The RT flagship controls a number of supporting online projects, which only do little to identify their ties to RT, including ICYMI and In The Now.
RT is known for systematically and knowingly spreading disinformation; a recent example is the interview with the duo suspected of the poison attack in Salisbury, which has spurred disbelief and ridicule, also inside Russia.
Sputnik, which produces online news and radio, is another important Russian state-controlled outlet.
Neither RT nor Sputnik enjoy any degree of editorial independence; everything in their output has to fit into the political guidelines they receive from the Kremlin on a weekly basis.
This has led some, for example France’s President Emmanuel Macron, to question if these organisations’ products can be called journalism at all. Both in France and in the UK RT has been met with criticism and warnings exactly for its lack of ability to meet fundamental journalistic standards, including impartiality and accurate reporting.

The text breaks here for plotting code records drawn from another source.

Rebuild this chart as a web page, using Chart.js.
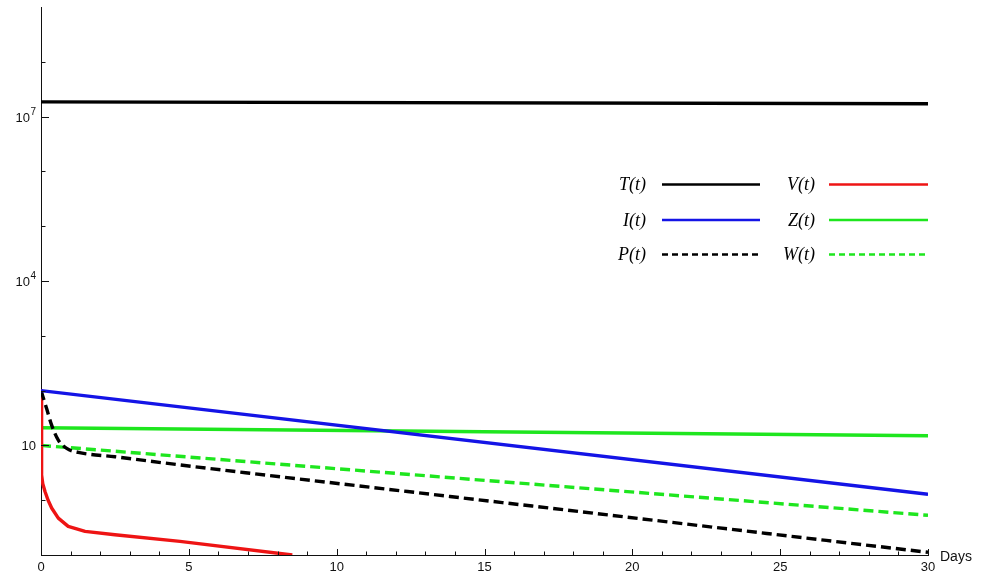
<!DOCTYPE html>
<html>
<head>
<meta charset="utf-8">
<script src="https://cdn.jsdelivr.net/npm/chart.js@4/dist/chart.umd.min.js"></script>
<style>
  html, body { margin: 0; padding: 0; background: #fff; }
  #wrap { width: 985px; height: 577px; position: relative; }
</style>
</head>
<body>
<div id="wrap"><canvas id="c" width="985" height="577"></canvas></div>
<script>
// ---- data (x = days, y = value, log scale) ----
const tDays = [0, 30];
const T_vals = [1.86e7, 1.72e7];

const iDays = [0, 30];
const I_vals = [100, 1.28];

const pDays = [0, 0.19, 0.36, 0.585, 0.87, 1.26, 2.5, 4.7, 7.07, 13.83, 30];
const P_vals = [100, 47, 23.4, 12.5, 8.8, 7.46, 6.2, 4.4, 3.1, 1.17, 0.112];

const vDays = [0, 0.02, 0.06, 0.135, 0.24, 0.36, 0.585, 0.92, 1.49, 2.5, 4.7, 8.5];
const V_vals = [100, 2.9, 2.0, 1.44, 1.0, 0.72, 0.47, 0.333, 0.27, 0.234, 0.177, 0.1];

const zDays = [0, 30];
const Z_vals = [21, 15];

const wDays = [0, 30];
const W_vals = [10, 0.53];

const xTickValues = [0, 5, 10, 15, 20, 25, 30];
const yDecades = [0.1, 1, 10, 100, 1e3, 1e4, 1e5, 1e6, 1e7, 1e8, 1e9];
// labelled decades: base "10" with exponent
const yLabelExp = { 10: '', 10000: '4', 10000000: '7' };

const seriesNames = ['T(t)', 'I(t)', 'P(t)', 'V(t)', 'Z(t)', 'W(t)'];

function pts(xs, ys) { return xs.map((x, i) => ({ x: x, y: ys[i] })); }

const BLACK = '#000000', BLUE = '#1414e6', RED = '#ee1414', GREEN = '#1ee61e';

const datasets = [
  { label: seriesNames[0], data: pts(tDays, T_vals), borderColor: BLACK, borderWidth: 3.4 },
  { label: seriesNames[1], data: pts(iDays, I_vals), borderColor: BLUE, borderWidth: 3.4 },
  { label: seriesNames[2], data: pts(pDays, P_vals), borderColor: BLACK, borderWidth: 3.4, borderDash: [10, 5], cubicInterpolationMode: 'monotone' },
  { label: seriesNames[3], data: pts(vDays, V_vals), borderColor: RED, borderWidth: 3.4, tension: 0 },
  { label: seriesNames[4], data: pts(zDays, Z_vals), borderColor: GREEN, borderWidth: 3.4 },
  { label: seriesNames[5], data: pts(wDays, W_vals), borderColor: GREEN, borderWidth: 3.4, borderDash: [10, 5] }
];
datasets.forEach(d => { d.pointRadius = 0; d.fill = false; d.borderCapStyle = 'butt'; d.borderJoinStyle = 'round'; });

// legend layout (two columns: label then line sample)
const legendRows = [
  { idx: 0, col: 0, row: 0 }, { idx: 3, col: 1, row: 0 },
  { idx: 1, col: 0, row: 1 }, { idx: 4, col: 1, row: 1 },
  { idx: 2, col: 0, row: 2 }, { idx: 5, col: 1, row: 2 }
];

const customPlugin = {
  id: 'custom',
  afterDraw(chart) {
    const ctx = chart.ctx;
    const xs = chart.scales.x, ys = chart.scales.y;
    const ca = chart.chartArea;
    ctx.save();
    ctx.strokeStyle = '#111';
    ctx.lineWidth = 1;
    // inward x ticks
    xs.ticks.forEach(t => {
      const px = Math.round(xs.getPixelForValue(t.value)) + 0.5;
      const len = (t.value % 5 === 0) ? 6 : 3.5;
      ctx.beginPath(); ctx.moveTo(px, ca.bottom); ctx.lineTo(px, ca.bottom - len); ctx.stroke();
    });
    // inward y ticks + labels "10" with superscript exponent
    ys.ticks.forEach(t => {
      if (t.value <= ys.min || t.value >= ys.max) return;
      const py = Math.round(ys.getPixelForValue(t.value)) + 0.5;
      const labelled = Object.prototype.hasOwnProperty.call(yLabelExp, t.value);
      const len = labelled ? 8 : 4.5;
      ctx.beginPath(); ctx.moveTo(ca.left, py); ctx.lineTo(ca.left + len, py); ctx.stroke();
      if (labelled) {
        const exp = yLabelExp[t.value];
        ctx.fillStyle = '#111';
        ctx.textBaseline = 'middle';
        let right = ca.left - 5;
        if (exp) {
          ctx.font = '10px "Liberation Sans", Arial, sans-serif';
          ctx.textAlign = 'right';
          ctx.fillText(exp, right, py - 5);
          right -= ctx.measureText(exp).width + 0.5;
        }
        ctx.font = '13px "Liberation Sans", Arial, sans-serif';
        ctx.textAlign = 'right';
        ctx.fillText('10', right, py + 1);
      }
    });
    // "Days" label
    ctx.fillStyle = '#111';
    ctx.font = '14px "Liberation Sans", Arial, sans-serif';
    ctx.textAlign = 'left'; ctx.textBaseline = 'middle';
    ctx.fillText('Days', ca.right + 12, ca.bottom + 2);

    // legend
    const colText = [646, 815], colLineStart = [662, 829], colLineEnd = [760, 928];
    const rowY = [184.5, 220, 254.5];
    legendRows.forEach(r => {
      const ds = chart.data.datasets[r.idx];
      ctx.font = 'italic 18px "Liberation Serif", "Times New Roman", serif';
      ctx.fillStyle = '#000';
      ctx.textAlign = 'right'; ctx.textBaseline = 'middle';
      ctx.fillText(ds.label, colText[r.col], rowY[r.row] + 1);
      ctx.beginPath();
      ctx.strokeStyle = ds.borderColor;
      ctx.lineWidth = 2.5;
      ctx.setLineDash(ds.borderDash ? [6, 4] : []);
      ctx.moveTo(colLineStart[r.col], rowY[r.row]);
      ctx.lineTo(colLineEnd[r.col], rowY[r.row]);
      ctx.stroke();
      ctx.setLineDash([]);
    });
    ctx.restore();
  }
};

new Chart(document.getElementById('c'), {
  type: 'line',
  data: { datasets: datasets },
  plugins: [customPlugin],
  options: {
    responsive: false,
    animation: false,
    layout: { padding: { left: 0, right: 57, top: 7, bottom: 0 } },
    plugins: { legend: { display: false }, tooltip: { enabled: false } },
    scales: {
      x: {
        type: 'linear', min: 0, max: 30,
        afterFit(scale) { scale.height = 22; },
        ticks: {
          stepSize: 1, autoSkip: false, maxRotation: 0, padding: 5, color: '#111',
          font: { family: '"Liberation Sans", Arial, sans-serif', size: 13 },
          callback: v => (xTickValues.includes(v) ? String(v) : '')
        },
        grid: { drawOnChartArea: false, drawTicks: false },
        border: { display: true, color: '#111', width: 1 }
      },
      y: {
        type: 'logarithmic', min: 0.1, max: 1e9,
        afterFit(scale) { scale.width = 41; },
        afterBuildTicks(scale) { scale.ticks = yDecades.map(v => ({ value: v })); },
        ticks: { display: false },
        grid: { drawOnChartArea: false, drawTicks: false },
        border: { display: true, color: '#111', width: 1 }
      }
    }
  }
});
</script>
</body>
</html>
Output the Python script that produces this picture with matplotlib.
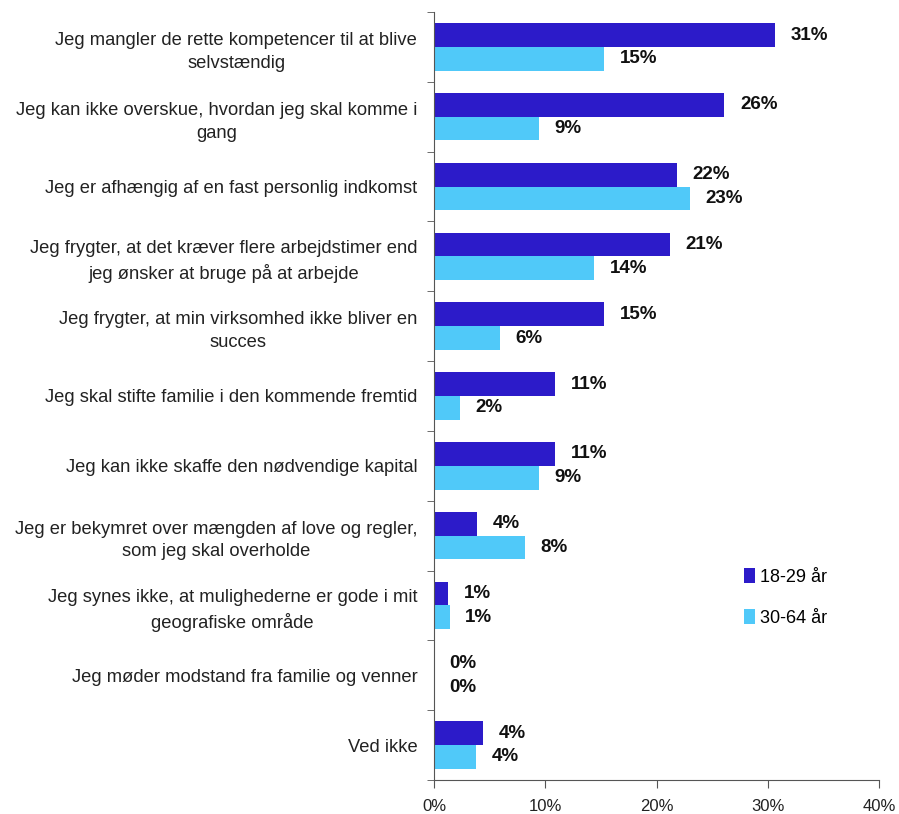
import matplotlib.pyplot as plt
import numpy as np

categories = [
    "Jeg mangler de rette kompetencer til at blive\nselvstændig",
    "Jeg kan ikke overskue, hvordan jeg skal komme i\ngang",
    "Jeg er afhængig af en fast personlig indkomst",
    "Jeg frygter, at det kræver flere arbejdstimer end\njeg ønsker at bruge på at arbejde",
    "Jeg frygter, at min virksomhed ikke bliver en\nsucces",
    "Jeg skal stifte familie i den kommende fremtid",
    "Jeg kan ikke skaffe den nødvendige kapital",
    "Jeg er bekymret over mængden af love og regler,\nsom jeg skal overholde",
    "Jeg synes ikke, at mulighederne er gode i mit\ngeografiske område",
    "Jeg møder modstand fra familie og venner",
    "Ved ikke",
]
young = [30.6, 26.1, 21.8, 21.2, 15.3, 10.9, 10.9, 3.9, 1.3, 0.0, 4.4]
older = [15.3, 9.4, 23.0, 14.4, 5.9, 2.3, 9.4, 8.2, 1.4, 0.0, 3.8]
series_names = ["18-29 år", "30-64 år"]

dark = "#2c1bc9"
light = "#50c9f9"

plt.rcParams["font.family"] = ["Liberation Sans", "DejaVu Sans"]

fig = plt.figure(figsize=(8.99, 8.14), dpi=100)
ax = fig.add_axes([0.4827, 0.0418, 0.4953, 0.9435])

y = np.arange(len(categories))
h = 0.34
b1 = ax.barh(y - h / 2, young, height=h, color=dark, label=series_names[0])
b2 = ax.barh(y + h / 2, older, height=h, color=light, label=series_names[1])

for bars, vals in [(b1, young), (b2, older)]:
    for bar, v in zip(bars, vals):
        ax.text(v + 1.4, bar.get_y() + bar.get_height() / 2, f"{v:.0f}%",
                va="center", ha="left", fontsize=13.5, fontweight="bold",
                color="#111111")

ax.set_ylim(len(categories) - 0.5, -0.5)
ax.set_xlim(0, 40)
ax.set_xticks([0, 10, 20, 30, 40])
ax.set_xticklabels(["0%", "10%", "20%", "30%", "40%"], fontsize=12, color="#222222")

ax.set_yticks(y)
ax.set_yticklabels(categories, fontsize=13.2, color="#222222")
for t in ax.get_yticklabels():
    t.set_multialignment("center")
    t.set_linespacing(1.45)
ax.tick_params(axis="y", which="major", length=0, pad=12)
ax.set_yticks(np.arange(len(categories) + 1) - 0.5, minor=True)
ax.tick_params(axis="y", which="minor", length=5, color="#555555")
ax.tick_params(axis="x", length=6, color="#555555", pad=8)

for s in ["top", "right"]:
    ax.spines[s].set_visible(False)
for s in ["left", "bottom"]:
    ax.spines[s].set_color("#555555")

ax.legend(loc="upper left", bbox_to_anchor=(0.66, 0.297), frameon=False,
          fontsize=13, handlelength=0.6, handleheight=0.9, handletextpad=0.3,
          labelspacing=1.3)

fig.savefig("out.png", dpi=100)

Not only state media which target international audiences, such as RT and Sputnik, are used for propaganda and disinformation purposes. State-controlled media addressing Russian audiences, for example Pervy Kanal, Rossiya 1, NTV and the news agency RIA Novosti, play a key role spreading disinformation and e.g. in cracking down on Russian civil society and in conducting targeted media attacks e.g. on human rights defenders.
Does Russia limit media freedom?
Media in Russia are managed from the Kremlin with a combined carrot and stick approach.
The state media are extremely well financed and follow the official lines carefully, sometimes aggressively.
Many Russian media are like the so-called “GONGOs” Russia often uses in international fora. These are artificial NGOs designed to deliver Kremlin-loyal messages, abusing the legitimacy of their alleged belonging to civil society.
As with the “GONGOs”, outlets such as RT and Sputnik produce an output which, at a first glance, can resemble journalism. This means that they can be used as a pretext for the kind of outrage against international criticism we saw in the Foreign Ministry’s statements above; but in fact these so-called media are primarily instruments of influence in domestic and foreign policy.
Russian authorities have established a system in which chief editors and key journalists are invited to attend weekly meetings with top managers from Russia’s Presidential Administration. At these meeting, guidelines for the following week, the so-called temniki, are handed down to the media. The guidelines usually trickle down through the media organisations orally; however, in some cases, they have surfaced in written form thanks to whistleblowers.
Privately owned media in Russia are forced to follow similar guidelines. This means that they are allowed a narrow corridor of freedom, which leads to a high degree of self-censorship. If they cross the red lines, they are punished, as the we have seen in the cases of independent media, such as TV Rain, Lenta.ru and RBC.
Reporters Without Borders (RSF) ranked Russia as number 148 out of 180 countries in the latest two issues of the World Press Freedom Index.
In an open letter to President Putin, RSF noted that “at least 34 media professionals have been killed in connection with their work in Russia since 2000”, and that “in the overwhelming majority of these cases, the investigations have gone nowhere and the masterminds have not been identified”. This lack of security for Russian journalists also jeopardises free journalism in Russia.
Criticism as smokescreen
After a closer look it becomes apparent that the Russian Foreign Ministry’s narrative quoted above should be seen as a smokescreen, used to distract audiences’ attention from a number of fundamental problems inherent in those state-controlled Russian media, which Moscow seeks to justify and defend, as well as in the way the Russian authorities limit media freedom inside Russia.
This narrative from Russian diplomacy complements other parts of the Kremlin’s disinformation campaign, seeking to spread false information, confuse citizens and politicians and undermine liberal democracy worldwide.